● **Work instructions**
Each line containing the word "chart" must be collected.

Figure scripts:
* Start *

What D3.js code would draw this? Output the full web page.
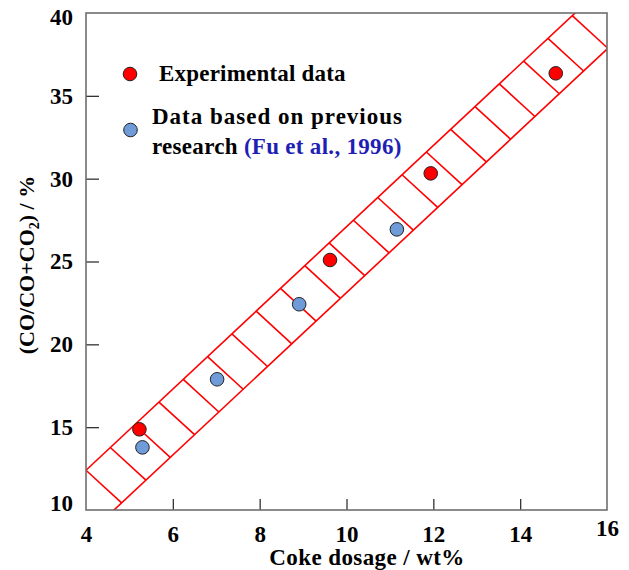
<!DOCTYPE html>
<html>
<head>
<meta charset="utf-8">
<script src="https://cdn.jsdelivr.net/npm/d3@7"></script>
<style>
  body { margin: 0; background: #fff; }
  svg text { font-family: "Liberation Serif", "Times New Roman", serif; font-weight: bold; fill: #000; }
  .frame { fill: none; stroke: #6e6e6e; stroke-width: 1.6; }
  .tick line { stroke: #333; stroke-width: 1.3; }
  .tick text { font-size: 23px; }
  .band { stroke: #ff0000; stroke-width: 1.6; fill: none; }
  .dot { stroke: #222; stroke-width: 1; }
</style>
</head>
<body>
<svg id="chart" width="629" height="570"></svg>
<script>
// ---------- DATA ----------
var xTicks = [4, 6, 8, 10, 12, 14, 16];
var yTicks = [10, 15, 20, 25, 30, 35, 40];

// experimental data (red)
var expX = [5.23, 9.62, 11.94, 14.82];
var expY = [14.87, 25.09, 30.32, 36.36];

// previous research, Fu et al. 1996 (blue)
var prevX = [5.30, 7.02, 8.91, 11.16];
var prevY = [13.78, 17.89, 22.42, 26.94];

// red band: upper / lower edges y = b + m*(x-4), with cross bars
var bandSlope = 2.45;
var bandUpperAt4 = 12.4;
var bandLowerAt4 = 8.42;
var barStartX = [4, 4.56, 5.12, 5.68, 6.24, 6.8, 7.36, 7.92, 8.48, 9.04, 9.6,
                 10.16, 10.72, 11.28, 11.84, 12.4, 12.96, 13.52, 14.08, 14.64, 15.2];
var barShiftX = 0.82;   // lower end of bar sits this far right on the lower edge

// ---------- SETUP ----------
var margin = {top: 13, left: 86},
    width = 607 - 86,
    height = 510 - 13;

var svg = d3.select("#chart").append("g")
    .attr("transform", "translate(" + margin.left + "," + margin.top + ")");

var x = d3.scaleLinear().domain([4, 16]).range([0, width]);
var y = d3.scaleLinear().domain([10, 40]).range([height, 0]);

function upper(v) { return bandUpperAt4 + bandSlope * (v - 4); }
function lower(v) { return bandLowerAt4 + bandSlope * (v - 4); }

svg.append("clipPath").attr("id", "plotclip")
  .append("rect").attr("width", width).attr("height", height);

// ---------- BAND ----------
var band = svg.append("g").attr("clip-path", "url(#plotclip)");

band.append("line").attr("class", "band")
  .attr("x1", x(4)).attr("y1", y(upper(4)))
  .attr("x2", x(16)).attr("y2", y(upper(16)));
band.append("line").attr("class", "band")
  .attr("x1", x(4)).attr("y1", y(lower(4)))
  .attr("x2", x(16.5)).attr("y2", y(lower(16.5)));

band.selectAll(".bar").data(barStartX).enter()
  .append("line").attr("class", "band")
  .attr("x1", function(d) { return x(d); })
  .attr("y1", function(d) { return y(upper(d)); })
  .attr("x2", function(d) { return x(d + barShiftX); })
  .attr("y2", function(d) { return y(lower(d + barShiftX)); });

// ---------- AXES ----------
var xAxis = svg.append("g")
  .attr("transform", "translate(0," + height + ")")
  .call(d3.axisBottom(x).tickValues(xTicks).tickSizeInner(-11).tickSizeOuter(0).tickPadding(16));
xAxis.select(".domain").remove();
xAxis.selectAll(".tick").filter(function(d) { return d == 4 || d == 16; }).select("line").remove();
xAxis.selectAll(".tick").filter(function(d) { return d == 16; }).select("text").attr("dy", "0.45em");

var yAxis = svg.append("g")
  .call(d3.axisLeft(y).tickValues(yTicks).tickSizeInner(-13).tickSizeOuter(0).tickPadding(13));
yAxis.select(".domain").remove();
yAxis.selectAll(".tick").filter(function(d) { return d == 10 || d == 40; }).select("line").remove();
yAxis.selectAll(".tick").filter(function(d) { return d == 10; }).select("text").attr("dy", "0.0em");
yAxis.selectAll(".tick").filter(function(d) { return d == 40; }).select("text").attr("dy", "0.5em");

svg.append("rect").attr("class", "frame")
  .attr("width", width).attr("height", height);

// axis titles
svg.append("text")
  .attr("x", 281)
  .attr("y", height + 55)
  .attr("text-anchor", "middle")
  .style("font-size", "23px")
  .style("letter-spacing", "0.4px")
  .text("Coke dosage / wt%");

var yt = svg.append("text")
  .attr("transform", "translate(" + (-52) + "," + 252 + ") rotate(-90)")
  .attr("text-anchor", "middle")
  .style("font-size", "22px");
yt.append("tspan").text("(CO/CO+CO");
yt.append("tspan").attr("dy", 5).style("font-size", "14px").text("2");
yt.append("tspan").attr("dy", -5).text(") / %");

// ---------- POINTS ----------
var pts = svg.append("g");
pts.selectAll(".exp").data(expX).enter()
  .append("circle").attr("class", "dot")
  .attr("cx", function(d) { return x(d); })
  .attr("cy", function(d, i) { return y(expY[i]); })
  .attr("r", 6.8).style("fill", "#ff0000");
pts.selectAll(".prev").data(prevX).enter()
  .append("circle").attr("class", "dot")
  .attr("cx", function(d) { return x(d); })
  .attr("cy", function(d, i) { return y(prevY[i]); })
  .attr("r", 6.8).style("fill", "#6f9bd9");

// ---------- LEGEND ----------
var leg = svg.append("g");
leg.append("circle").attr("class", "dot")
  .attr("cx", 44).attr("cy", 61).attr("r", 6.8).style("fill", "#ff0000");
leg.append("text").attr("x", 73).attr("y", 67.5)
  .style("font-size", "23px").style("letter-spacing", "0.2px").text("Experimental data");

leg.append("circle").attr("class", "dot")
  .attr("cx", 44.5).attr("cy", 117).attr("r", 6.8).style("fill", "#6f9bd9");
leg.append("text").attr("x", 66).attr("y", 111)
  .style("font-size", "23px").style("letter-spacing", "1px")
  .text("Data based on previous");
var l2 = leg.append("text").attr("x", 66).attr("y", 141)
  .style("font-size", "23px").style("letter-spacing", "0.3px");
l2.append("tspan").text("research ");
l2.append("tspan").style("fill", "#1f1fb4").text("(Fu et al., 1996)");
</script>
</body>
</html>
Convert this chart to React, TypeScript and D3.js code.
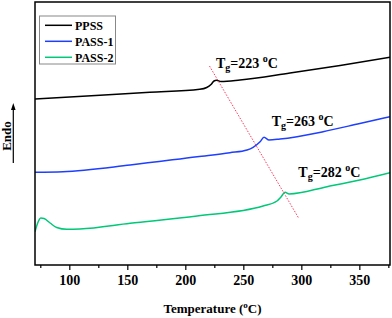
import React from 'react';
import * as d3 from 'd3';

// DSC traces, [temperature °C, heat flow (a.u., endo up)]
const ppss: [number, number][] = [
  [70, 166], [126, 169.8], [169, 172.7], [212, 175.7], [218, 177.5], [221.7, 180.5],
  [224.3, 184], [226.5, 184.7], [230.3, 183.5], [246.7, 185], [289.8, 192], [333, 199.5], [376, 207.7],
];
const pass1: [number, number][] = [
  [70, 92.7], [94, 93.3], [152, 100], [209.7, 108.3], [238, 112.3], [252.8, 115], [258, 117.7],
  [264, 123.3], [267.4, 127.7], [271.7, 125], [281.2, 126], [318.3, 133.3], [350, 141.5], [376, 148.3],
];
const pass2: [number, number][] = [
  [70, 33.3], [72, 41], [75, 47], [77.8, 46.5], [83, 42], [88.7, 37.5], [97.4, 35.7], [108.8, 36],
  [152, 41.7], [209.7, 49], [266.6, 59], [278.6, 64], [282, 68], [285.5, 72.7], [289, 71],
  [321.7, 78.3], [350, 85], [376, 92.3],
];
const seriesNames = ['PPSS', 'PASS-1', 'PASS-2'];
const seriesColors = ['#000000', '#1f3fff', '#00c878'];
const tgValues = [223, 263, 282];
const tgLabelPos: [number, number][] = [[226, 197], [274, 139], [297, 88]];
const tgLine: [number, number][] = [[220.4, 199], [297.2, 47]];
const xTicks = [100, 150, 200, 250, 300, 350];
const xMinor = [75, 125, 175, 225, 275, 325, 375];

const W = 392, H = 318;
const left = 35, right = 390, top = 2, bottom = 265;

export default function App() {
  const x = d3.scaleLinear().domain([70, 376]).range([left, right]);
  const y = d3.scaleLinear().domain([0, 263]).range([bottom, top]);
  const line = d3.line<[number, number]>().x(d => x(d[0])).y(d => y(d[1])).curve(d3.curveMonotoneX);
  const data = [ppss, pass1, pass2];
  const font = '"Liberation Serif", "Times New Roman", serif';

  return (
    <svg width={W} height={H} style={{ position: 'absolute', left: 0, top: 0 }} fontFamily={font} fontWeight="bold">
      <rect x={0} y={0} width={W} height={H} fill="#fff" />
      <defs>
        <clipPath id="plot"><rect x={left} y={top} width={right - left} height={bottom - top} /></clipPath>
      </defs>
      <g clipPath="url(#plot)">
        {data.map((d, i) => (
          <path key={i} d={line(d) ?? ''} fill="none" stroke={seriesColors[i]} strokeWidth={1.5} />
        ))}
        <line x1={x(tgLine[0][0])} y1={y(tgLine[0][1])} x2={x(tgLine[1][0])} y2={y(tgLine[1][1])}
          stroke="#ff3a5c" strokeWidth={1} strokeDasharray="1.5,1.5" />
      </g>
      {tgValues.map((v, i) => (
        <text key={i} x={x(tgLabelPos[i][0])} y={y(tgLabelPos[i][1])} fontSize={14}>
          T<tspan fontSize={10} dy={3}>g</tspan><tspan dy={-3}>={v} </tspan><tspan fontSize={10} dy={-6}>o</tspan><tspan dy={6}>C</tspan>
        </text>
      ))}
      <rect x={left} y={top} width={right - left} height={bottom - top} fill="none" stroke="#000" strokeWidth={1.5} />
      {xTicks.map(t => (
        <g key={t}>
          <line x1={x(t)} x2={x(t)} y1={bottom} y2={bottom + 5} stroke="#000" strokeWidth={1.2} />
          <text x={x(t)} y={285} fontSize={14} textAnchor="middle">{t}</text>
        </g>
      ))}
      {xMinor.map(t => (
        <line key={t} x1={x(t)} x2={x(t)} y1={bottom} y2={bottom + 3} stroke="#000" strokeWidth={1.2} />
      ))}
      <text x={(left + right) / 2 + 0} y={313} fontSize={13} textAnchor="middle">
        Temperature (<tspan fontSize={9} dy={-5}>o</tspan><tspan dy={5}>C)</tspan>
      </text>
      <text transform="translate(10.5,136) rotate(-90)" fontSize={13} textAnchor="middle">Endo</text>
      <line x1={13.3} x2={13.3} y1={163} y2={108} stroke="#000" strokeWidth={1.2} />
      <path d="M13.3,103 L11,110 L15.6,110 Z" fill="#000" />
      <rect x={39.5} y={16} width={76} height={48} fill="#fff" stroke="#888" strokeWidth={1} />
      {seriesNames.map((n, i) => (
        <g key={n}>
          <line x1={45} x2={72} y1={25.3 + i * 16} y2={25.3 + i * 16} stroke={seriesColors[i]} strokeWidth={1.5} />
          <text x={75} y={29.5 + i * 16} fontSize={12}>{n}</text>
        </g>
      ))}
    </svg>
  );
}
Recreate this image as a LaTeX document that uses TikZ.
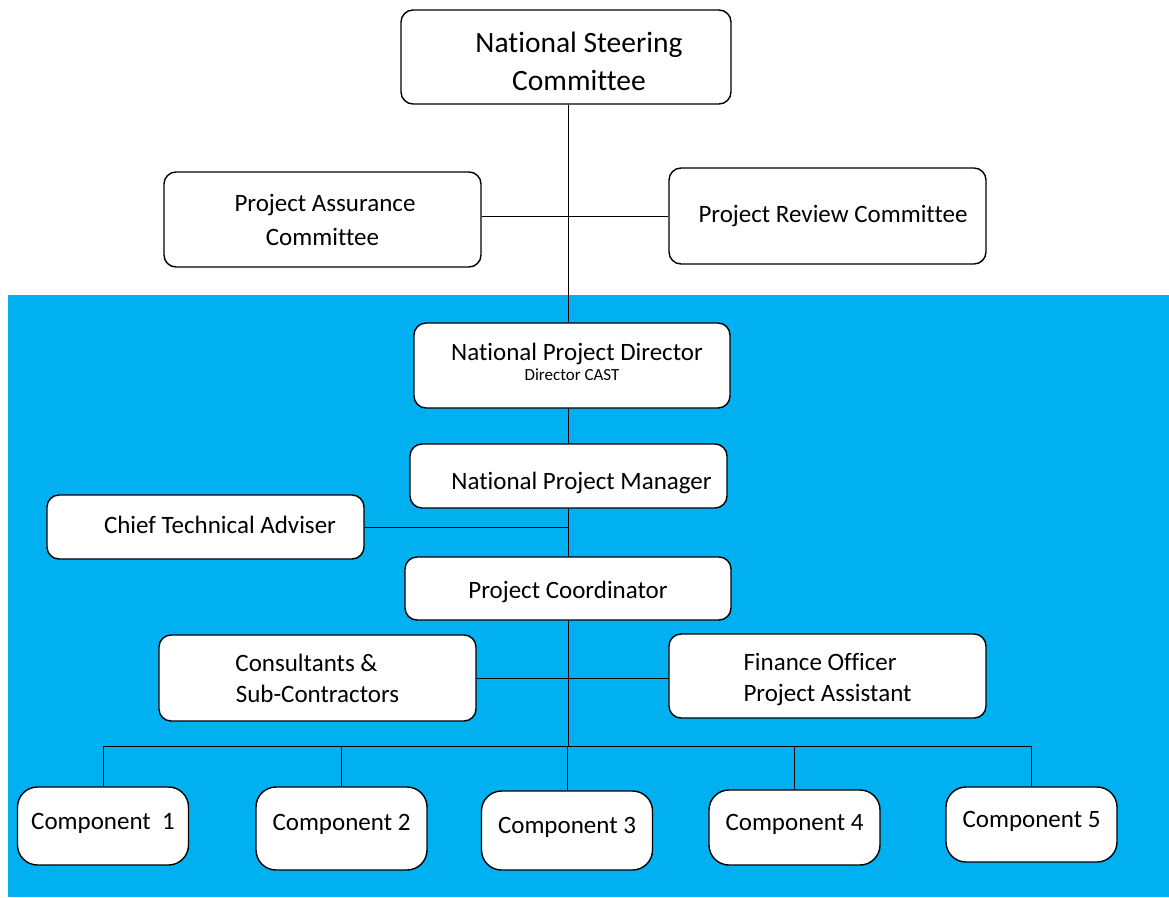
\documentclass[tikz,border=0pt]{standalone}
\usepackage{fontspec}
\setmainfont{Carlito}[Ligatures=NoCommon]
\definecolor{bgblue}{HTML}{00B0F0}

\begin{document}
\begin{tikzpicture}[x=1pt,y=-1pt,
  box/.style={draw,fill=white,line width=1.4pt,rounded corners=12pt,align=center,
    inner sep=0pt,font=\fontsize{25}{31}\selectfont},
  one/.style={box,text height=18pt,text depth=6pt},
  comp/.style={box,rounded corners=20pt,minimum width=171pt,text height=18pt,text depth=12pt},
  conn/.style={line width=1pt}]
\useasboundingbox (0,0) rectangle (1169,897);
\fill[white] (0,0) rectangle (1169,897);
\fill[bgblue] (8,295) rectangle (1169,897);
\coordinate (spine) at (568,0);
\coordinate (bus) at (0,746);

\node[box,minimum width=330pt,minimum height=94pt,font=\fontsize{29.5}{38}\selectfont] (nsc) at (566,57)
  {\rule{0pt}{30pt}\hspace*{26pt}National Steering\\\hspace*{26pt}Committee};
\node[box,minimum width=317pt,minimum height=95pt] (pac) at (322.5,219.5)
  {\hspace*{5pt}Project Assurance\\[3pt]Committee};
\node[one,minimum width=317pt,minimum height=96pt] (prc) at (827.5,216)
  {\hspace*{11pt}Project Review Committee};
\node[box,minimum width=316pt,minimum height=85pt] (npd) at (572,365.5)
  {\hspace*{10pt}National Project Director\\[-11pt]{\fontsize{17}{19}\selectfont Director CAST\rule[-8pt]{0pt}{0pt}}};
\node[one,minimum width=317pt,minimum height=64pt,text height=32pt] (npm) at (568.5,476)
  {\hspace*{26pt}National Project Manager};
\node[one,minimum width=317pt,minimum height=64pt] (cta) at (205.5,527)
  {\hspace*{29pt}Chief Technical Adviser};
\node[one,minimum width=326pt,minimum height=63pt,text height=26pt] (pc) at (568,588.5)
  {Project Coordinator};
\node[box,minimum width=317pt,minimum height=86pt] (csc) at (317.5,678)
  {\hspace*{-22pt}Consultants \&\\Sub-Contractors};
\node[box,minimum width=317pt,minimum height=84pt,align=left] (fo) at (827.5,676)
  {\rule{0pt}{24pt}Finance Officer\\Project Assistant};

\node[comp,minimum height=78pt] (c1) at (103,826) {Component\ \ 1};
\node[comp,minimum height=83pt,text depth=14pt] (c2) at (341.5,828.5) {Component 2};
\node[comp,minimum height=79pt] (c3) at (567,830.5) {Component 3};
\node[comp,minimum height=75pt] (c4) at (794.5,827.5) {Component 4};
\node[comp,minimum height=75pt] (c5) at (1031.5,824.5) {Component 5};

\draw[conn] (nsc.south -| spine) -- (npd.north -| spine);
\draw[conn] (prc.west -| pac.east) -- (prc.west);
\draw[conn] (npd.south -| spine) -- (npm.north -| spine);
\draw[conn] (npm.south -| spine) -- (pc.north -| spine);
\draw[conn] (cta.east) -- (cta.east -| spine);
\draw[conn] (csc.east) -- (csc.east -| fo.west);
\draw[conn] (pc.south -| spine) -- (bus -| spine);
\draw[conn] (c1.north) -- (c1.north |- bus) -- (c5.north |- bus) -- (c5.north);
\foreach \n in {c2,c3,c4}
  \draw[conn] (\n.north) -- (\n.north |- bus);
\end{tikzpicture}
\end{document}
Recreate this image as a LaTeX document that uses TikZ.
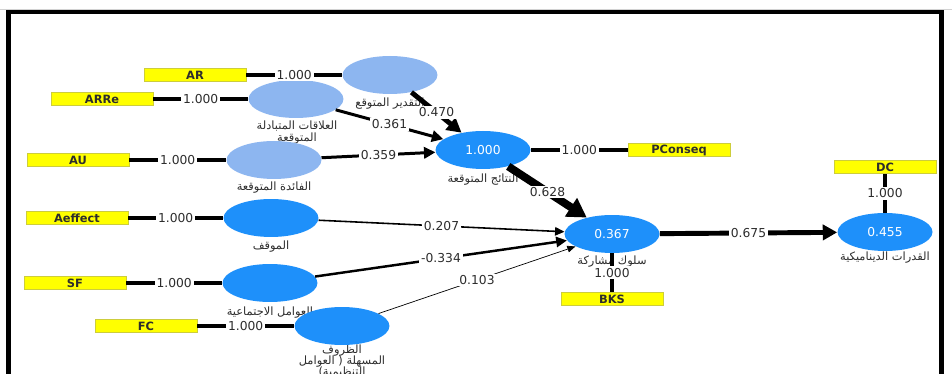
\documentclass[tikz,border=0pt]{standalone}
\usepackage{fontspec}
\setmainfont{DejaVu Sans}
\newfontfamily\arabicfont[Script=Arabic]{DejaVu Sans}
\TeXXeTstate=1
\usepackage{tikz}
\usetikzlibrary{arrows.meta,shapes.geometric,positioning}
\definecolor{lvlightblue}{RGB}{141,182,240}
\definecolor{lvdarkblue}{RGB}{30,144,250}
\definecolor{mvyellow}{RGB}{255,255,0}
\definecolor{mvedge}{RGB}{205,205,60}
\definecolor{txtgray}{RGB}{45,45,45}
\newcommand{\artxt}[1]{{\arabicfont\beginR #1\endR}}
\newcommand{\lvnamefont}{\fontsize{6.5}{6.5}\selectfont\lineskiplimit=-6pt\relax}

\begin{document}
\begin{tikzpicture}[
    x=0.02cm, y=-0.02cm,
    >={Triangle[length=4pt 1.5, width=3pt 2]},
    font=\fontsize{7}{8}\selectfont,
    latent/.style={
		ellipse,
		minimum width=1.9cm,
		minimum height=0.76cm,
		inner sep=0pt,
		text=white
	},
    lvlight/.style={latent, fill=lvlightblue},
    lvdark/.style={latent, fill=lvdarkblue},
    indicator/.style={
		rectangle,
		fill=mvyellow,
		draw=mvedge,
		line width=0.3pt,
		minimum width=2.04cm,
		minimum height=0.27cm,
		inner sep=0pt,
		text=txtgray,
		font=\fontsize{6.5}{8}\selectfont\bfseries
	},
    lvname/.style={
		text=txtgray,
		align=center,
		inner sep=0pt,
		font=\lvnamefont
	},
    coef/.style={fill=white, inner sep=1pt, text=txtgray},
    load/.style={line width=2.6pt}
  ]
  \useasboundingbox (0,0) rectangle (952,374);

  % frame of the table cell
  \draw[gray!35, line width=0.4pt] (0,9.5) -- (952,9.5);
  \draw[line width=2.3pt] (8.5,380) -- (8.5,12) -- (941.5,12) -- (941.5,380);

  % names under the constructs
  \node[lvname] (arT) at (390,104) {\artxt{التقدير المتوقع}};
  \node[lvname] (arreT) at (297,132.5) {\artxt{العلاقات المتبادلة}\\\artxt{المتوقعة}};
  \node[lvname] (auT) at (274,188) {\artxt{الفائدة المتوقعة}};
  \node[lvname] (pcqT) at (483,180) {\artxt{النتائج المتوقعة}};
  \node[lvname] (affT) at (271,247) {\artxt{الموقف}};
  \node[lvname] (sfT) at (270,313) {\artxt{العوامل الاجتماعية}};
  \node[lvname] (fcT) at (342,361) {\artxt{الظروف}\\\artxt{المسهلة ( العوامل}\\\artxt{التنظيمية)}};
  \node[lvname] (bksT) at (612,267.5) {\artxt{سلوك مشاركة}\\\artxt{المعرفة}};
  \node[lvname] (dcT) at (885,258) {\artxt{القدرات الديناميكية}};

  % constructs
  \node[lvlight] (ar) at (390,75) {};
  \node[lvlight] (arre) at (296,99) {};
  \node[lvlight] (au) at (274,160) {};
  \node[lvdark] (pcq) at (483,150) {1.000};
  \node[lvdark] (aff) at (271,218) {};
  \node[lvdark] (sf) at (270,283) {};
  \node[lvdark] (fc) at (342,326) {};
  \node[lvdark] (bks) at (612,234) {0.367};
  \node[lvdark] (dc) at (885,232) {0.455};

  % indicators
  \node[indicator] (iar) at (195,75) {AR};
  \node[indicator] (iarre) at (102,99) {ARRe};
  \node[indicator] (iau) at (78,160) {AU};
  \node[indicator] (ipcq) at (679,150) {PConseq};
  \node[indicator] (iaff) at (77,218) {Aeffect};
  \node[indicator] (isf) at (75,283) {SF};
  \node[indicator] (ifc) at (146,326) {FC};
  \node[indicator] (ibks) at (612,299) {BKS};
  \node[indicator] (idc) at (885,167) {DC};

  % outer loadings
  \draw[load] (iar) -- node[coef] {1.000} (ar);
  \draw[load] (iarre) -- node[coef] {1.000} (arre);
  \draw[load] (iau) -- node[coef] {1.000} (au);
  \draw[load] (pcq) -- node[coef] {1.000} (ipcq);
  \draw[load] (iaff) -- node[coef] {1.000} (aff);
  \draw[load] (isf) -- node[coef] {1.000} (sf);
  \draw[load] (ifc) -- node[coef] {1.000} (fc);
  \draw[load] (bks) -- node[coef] {1.000} (ibks);
  \draw[load] (idc) -- node[coef] {1.000} (dc);

  % path coefficients
  \draw[->, line width=2.8pt] (ar) -- node[coef] {0.470} (pcq);
  \draw[->, line width=1.7pt] (arre) -- node[coef] {0.361} (pcq);
  \draw[->, line width=1.7pt] (au) -- node[coef] {0.359} (pcq);
  \draw[->, line width=4.5pt] (pcq) -- node[coef] {0.628} (bks);
  \draw[->, line width=0.9pt] (aff) -- node[coef] {0.207} (bks);
  \draw[->, line width=1.4pt] (sf) -- node[coef] {-0.334} (bks);
  \draw[->, line width=0.4pt] (fc) -- node[coef] {0.103} (bks);
  \draw[->, line width=2.8pt] (bks) -- node[coef] {0.675} (dc);

\end{tikzpicture}
\end{document}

* End *

● **Response**
<svg id="chart" width="629" height="570"></svg>
var svg = d3.select("#chart").append("g")
Convert this chart to React, TypeScript and D3.js code.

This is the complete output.